Here’s a Stanley Cup winner with two Art Ross trophies and one Hart under his belt as a member of the Bolts, but one leaving on dismal terms. Clearly St-Louis was hurt when GM Steve Yzerman cut him from the Canadian Olympic team, only half-making up for it by bringing the high-scoring winger when teammate Steven Stamkos couldn’t recover fast enough from injury. But if I’m a Tampa fan, I’m pretty upset with St-Louis right now.
Thanks to amazing goaltending from Ben Bishop, an upgraded defense corps and dynamic players up front, the Bolts were looking pretty dangerous this year, even with Stamkos out of the lineup. ‘Stammer’ announced today that he was now healthy from that leg injury and could have resumed his beautiful offensive relationship with St-Louis.
But not now. From Yzerman’s comments today, St-Louis initiated the trade talks, thus sabotaging Tampa Bay’s good vibes and damaging their chances of a long post-season run.

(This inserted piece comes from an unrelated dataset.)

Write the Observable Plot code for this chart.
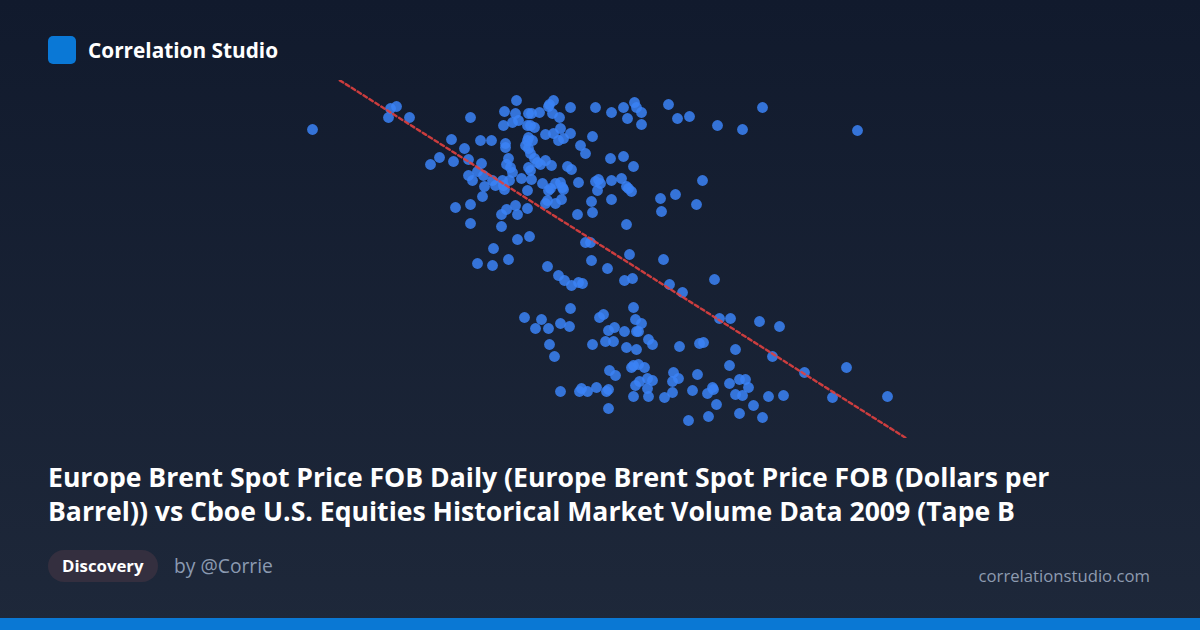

Hey, maybe a healthy Stamkos and the addition of Callahan is just as good. But there will always be a nagging question in Tampa if the Bolts bow out early this season while St-Louis reunites with Brad Richards on Broadway. And that’s on him, whether he cares or not.
Big picture, I wonder what this means for St-Louis’ legacy in Tampa Bay. Here’s a player who beat the odds and became an undersized star in the NHL, even when his first franchise, the Calgary Flames, couldn’t find a place for him. As previously mentioned, St-Louis has been fabulously successful in Tampa Bay and helped the Bolts win their only Cup to date, but they also gave him the chance to flourish; it was a symbiotic relationship.
So here’s a question: When St-Louis finally does hang up his skates, will the Lightning retire his jersey? Had the ugliness of the past week never surfaced, I would say it was a sure thing, but now it’s all in a different light. This is not like Ray Bourque leaving Boston or Jarome Iginla departing Calgary – those guys were team players who practically had to be pried out of the home dressing room because of their loyalty. With St-Louis, I wouldn’t be surprised if Tampa fans boo him the next time he comes to town.
Of course, the Rangers don’t have another regular season game in Tampa this season, so the next date could be in the playoffs. That would add yet another layer of intrigue on top of what quickly and surprisingly became a sordid affair.